To explore the sandstone terraces and purple jacaranda of the city’s east, amble through Darlinghurst. A slightly more eclectic companion to neighbouring Paddington, here you’ll also find the Sydney Jewish Museum, which is small yet beautifully curated.

Then it’s just a short wander to Messina, a gelato store but, more than that, a Sydney institution. The thought of its mint choc chip always give me a pang of homesickness. Which brings us to food, where Sydney, in all its multicultural glory excels, offering so much more than smashed avocado. Reuben Hills is a must for lovers of fried chicken and sandwiches, while The Unicorn boasts Australiana-filled interiors that are equal parts kitsch and covetable.

Redfern’s Kepos Street Kitchen boasts a contemporary Israeli menu overseen by chef Michael Rantissi, and the dishes at Enmore’s Shenkin Kitchen blend Middle Eastern and European flavours, while Shuk in Bondi, with its focus on Israeli family recipes, serves meals inspired by those who emigrated to Sydney over the past 50 years. The city is a cultural melting pot, with its Jewish community in particular growing dramatically in the post-war years.

It’s wonderful to see how much this has shaped the city’s contemporary restaurant scene and its architecture. The Great Synagogue across from Hyde Park is a thing of great beauty.

While Sydney is marvellous whatever the weather, it is at its most spectacular come summer when festivals enliven its streets. For Sculpture by the Sea, a string of international artists erect their works around the cliffs and public parks connecting Bondi to the lesser-known Tamarama Beach, transforming the already stunning coastal walk into an outdoor gallery, sea-spray and the ocean breeze giving the sculptures lives of their own.

In October, you can also catch the Jewish International Film Festival, before the ever-growing Sydney Festival takes hold in January with a programme that celebrates art, performance and creativity and brings out more than a little hometown pride.

Every two years, there’s the Biennale of Sydney, when contemporary installations fill spaces such as the MCA in Circular Quay and Carriageworks, a multi-arts centre and the site of the weekly Eveleigh Market, perfect if you’re after farm fresh produce. Yet perhaps the most outstanding Biennale location is Cockatoo Island, an outpost in the harbour full of corrugated iron warehouses, salt-worn cranes and colonial remains. Thought to have been an aboriginal fishing base, the island also operated as a penal site for secondary offenders and a ship building yard, but stood empty for decades before the Biennale helped its rediscovery.
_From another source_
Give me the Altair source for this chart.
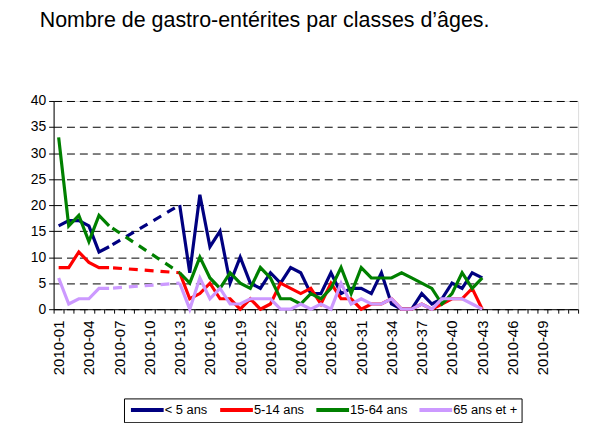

Many of Sydney’s newer hotels are equally dedicated to renovating and reinventing its historic spaces. Paramount House Hotel is a brick and copper structure in the heart of Surry Hills, across the street from the gourmand-adored restaurants Longrain and Chin Chin.

This 29-room hotel was once the offices and warehouses of Paramount Picture Studios and in its open-plan lobby you’ll find Golden Age Cinema and Bar and Paramount Coffee, which serves brunches accompanied by plenty of spice.

Chippendale’s Old Clare Hotel is a design-junkie/history buffs dream, a dazzling 62-room property constructed from Clare Hotel pub and the Carlton & United Breweries Administration Building, two heritage-listed structures brought back to life after decades unloved. It is the welcoming definition of industrial-chic, with guests advised to make time for a tipple at the retro Clare Bar, where spirits from local distilleries form the basis of inventive cocktails.

Full of flavour, festivals, revivals and sunlight, Sydney constantly calls me home but I’m sure there’s enough to lure you down to this jewel in the land of Oz.